Commodity currencies regained some ground early in the session after sliding overnight on the back of Chinese commodity demand concerns and a persistently high oil price. The comments from BHP yesterday regarding Chinese demand for iron ore are continuing to play havoc today with mining stocks in Australia, with the basic materials sector driving the entire Australian equity market lower.
Given the nature of Australia’s two-speed economy which is being support by a mining boom, it is understandable how concerns about future growth in this industry would weigh on the overall market. Currently, non-mining sectors in Australia are under immense pressure from high interest rates, an over stretched housing sector, fiscal consolidation and, most importantly, a high Aussie dollar. The dollar is becoming a massive pain for trade-exposed sectors, which are being forced to undergo structural change in order to remain competitive. Apart from the obvious negative implications for exporters, Australian’s are now choosing to purchase goods from overseas to take advantage of the high Aussie, which doesn’t bode well for domestic producers.
Early in the session, New Zealand released current account figures for Q4 which showed a deficit of NZD2.763bn (exp. NZD-2.825bn), up from a revised deficit of NZD4.751bn for Q3. The GDP to current account ratio now stands at -4%, which is in line with what the market was expecting but higher than the previous -4.3%. The drop in the current account deficit stems from a relatively strong performance from NZ’s trade sector towards the end of last year despite the slowdown in global demand. Looking ahead, however, the elevated currency will likely keep the current account deficit wide.
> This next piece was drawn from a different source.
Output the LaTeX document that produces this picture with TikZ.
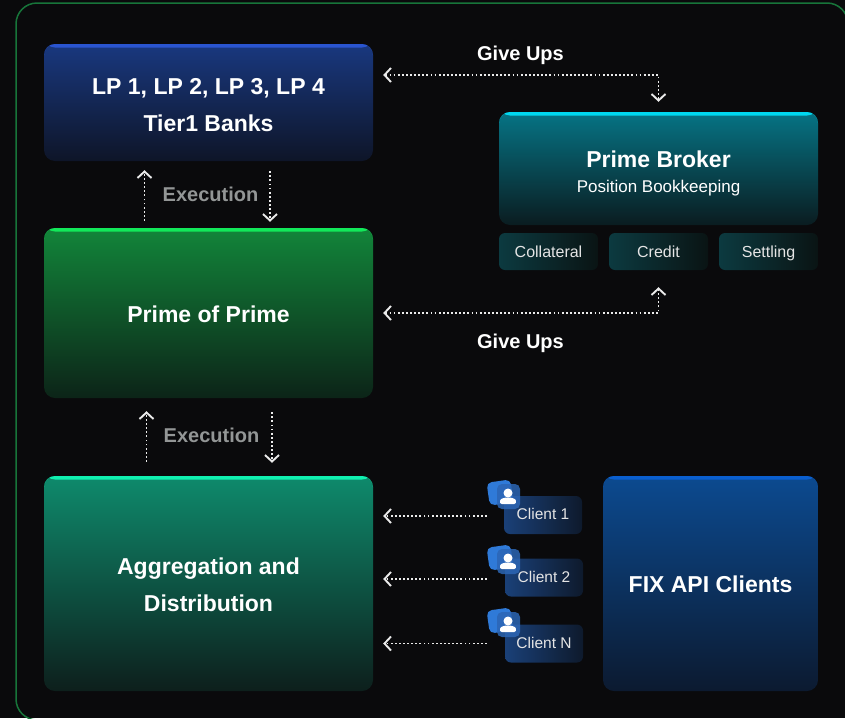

In other news, Westpac’s Australian Lending Index for January slipped to 0.6%m/m from a revised 0.7%m/m increase previously. Also, net migration figures out of New Zealand came in at -440 for February, modestly higher than the previous month’s revised figure of -620. In Japan, the All Industry Activity Index for January came in slightly lower than expectations at -1.0% (exp. -0.7%), and much lower than the previous month’s revised figure of 1.6%.
It was not a good day for equity markets in Asia, with the Nikkei 255 down around 0.59% at the time of writing and the ASX 200 closing around 0.48% lower for the day. As previously mentioned, the basic materials sector dragged the ASX down, with the sector closing around 1.06% lower.
The initial gains for commodity currencies were quickly eaten away later in the session, which sent the Kiwi to a low of around 0.8179 against the dollar, whilst AUD/USD slipped below 1.0500. Yet, AUD/USD managed to find some support around 1.0480, but we expect the pair may run into some resistance around 1.0496 (overnight resistance level before the break higher early in the Asia session).
Tonight all eyes will be on the UK for the release of MPC meeting minutes and the annual budget at 09:30GMT and 12:30GMT, respectively, before turning to the US for Fed Chairman Bernanke at 13:30GMT.